* _COLLECTED MATERIAL_
┌──
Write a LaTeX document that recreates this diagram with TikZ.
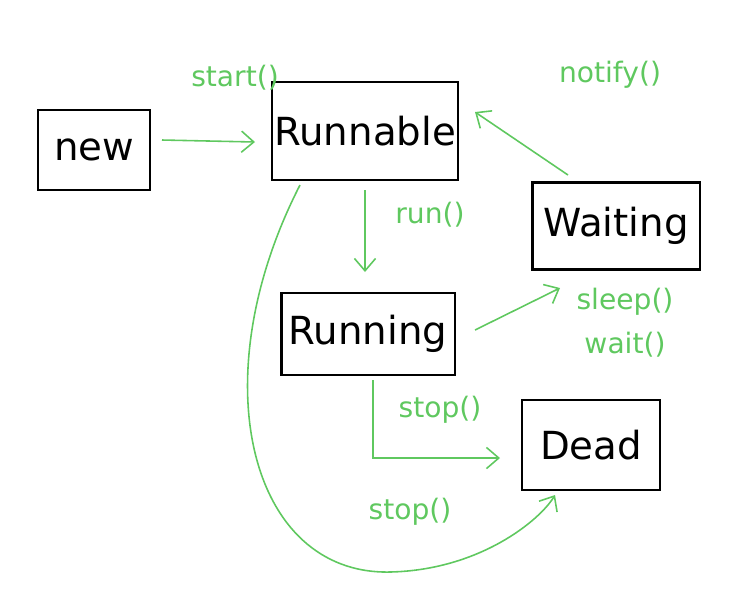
\documentclass[tikz,border=0pt]{standalone}
\usepackage{fontspec}
\setmainfont{DejaVu Sans}
\usetikzlibrary{arrows.meta}
\definecolor{gr}{RGB}{95,200,95}
\begin{document}
\begin{tikzpicture}[x=0.01cm,y=-0.01cm,
  st/.style={draw=black,line width=0.6pt,inner sep=0pt,font=\fontsize{11}{13}\selectfont},
  ar/.style={draw=gr,line width=0.45pt,-{Straight Barb[length=3.5pt,width=6pt]}},
  lb/.style={text=gr,font=\fontsize{8}{10}\selectfont}]
\useasboundingbox (0,0) rectangle (740,611);
\node[st,minimum width=1.12cm,minimum height=0.8cm] (new) at (94,150) {new};
\node[st,minimum width=1.86cm,minimum height=0.98cm] (runnable) at (365,131) {Runnable};
\node[st,minimum width=1.67cm,minimum height=0.87cm] (waiting) at (616,226) {Waiting};
\node[st,minimum width=1.73cm,minimum height=0.82cm] (running) at (368,334) {Running};
\node[st,minimum width=1.38cm,minimum height=0.9cm] (dead) at (591,445) {Dead};
\coordinate (a1) at (162,140); \coordinate (a2) at (255,142);
\draw[ar] (a1) -- (a2);
\node[lb] (l1) at (235,78) {start()};
\coordinate (b1) at (365,190); \coordinate (b2) at (365,272);
\draw[ar] (b1) -- (b2);
\node[lb] (l2) at (430,215) {run()};
\coordinate (c1) at (475,330); \coordinate (c2) at (560,288);
\draw[ar] (c1) -- (c2);
\node[lb] (l3) at (625,302) {sleep()};
\node[lb] (l4) at (625,345) {wait()};
\coordinate (d1) at (568,175); \coordinate (d2) at (475,112);
\draw[ar] (d1) -- (d2);
\node[lb] (l5) at (610,75) {notify()};
\coordinate (e1) at (373,380); \coordinate (e2) at (373,458); \coordinate (e3) at (500,458);
\draw[ar] (e1) -- (e2) -- (e3);
\node[lb] (l6) at (440,410) {stop()};
\coordinate (f1) at (300,185); \coordinate (f2) at (555,495);
\draw[ar] (f1) .. controls (200,380) and (250,575) .. (390,572) .. controls (480,570) and (540,520) .. (f2);
\node[lb] (l7) at (410,512) {stop()};
\end{tikzpicture}
\end{document}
└──
Set down all the data again exactly as above, pictures excluded.

Write a LaTeX document that recreates this diagram with TikZ.
\documentclass[tikz,border=0pt]{standalone}
\usepackage{fontspec}
\setmainfont{DejaVu Sans}
\usetikzlibrary{arrows.meta}
\definecolor{gr}{RGB}{95,200,95}
\begin{document}
\begin{tikzpicture}[x=0.01cm,y=-0.01cm,
  st/.style={draw=black,line width=0.6pt,inner sep=0pt,font=\fontsize{11}{13}\selectfont},
  ar/.style={draw=gr,line width=0.45pt,-{Straight Barb[length=3.5pt,width=6pt]}},
  lb/.style={text=gr,font=\fontsize{8}{10}\selectfont}]
\useasboundingbox (0,0) rectangle (740,611);
\node[st,minimum width=1.12cm,minimum height=0.8cm] (new) at (94,150) {new};
\node[st,minimum width=1.86cm,minimum height=0.98cm] (runnable) at (365,131) {Runnable};
\node[st,minimum width=1.67cm,minimum height=0.87cm] (waiting) at (616,226) {Waiting};
\node[st,minimum width=1.73cm,minimum height=0.82cm] (running) at (368,334) {Running};
\node[st,minimum width=1.38cm,minimum height=0.9cm] (dead) at (591,445) {Dead};
\coordinate (a1) at (162,140); \coordinate (a2) at (255,142);
\draw[ar] (a1) -- (a2);
\node[lb] (l1) at (235,78) {start()};
\coordinate (b1) at (365,190); \coordinate (b2) at (365,272);
\draw[ar] (b1) -- (b2);
\node[lb] (l2) at (430,215) {run()};
\coordinate (c1) at (475,330); \coordinate (c2) at (560,288);
\draw[ar] (c1) -- (c2);
\node[lb] (l3) at (625,302) {sleep()};
\node[lb] (l4) at (625,345) {wait()};
\coordinate (d1) at (568,175); \coordinate (d2) at (475,112);
\draw[ar] (d1) -- (d2);
\node[lb] (l5) at (610,75) {notify()};
\coordinate (e1) at (373,380); \coordinate (e2) at (373,458); \coordinate (e3) at (500,458);
\draw[ar] (e1) -- (e2) -- (e3);
\node[lb] (l6) at (440,410) {stop()};
\coordinate (f1) at (300,185); \coordinate (f2) at (555,495);
\draw[ar] (f1) .. controls (200,380) and (250,575) .. (390,572) .. controls (480,570) and (540,520) .. (f2);
\node[lb] (l7) at (410,512) {stop()};
\end{tikzpicture}
\end{document}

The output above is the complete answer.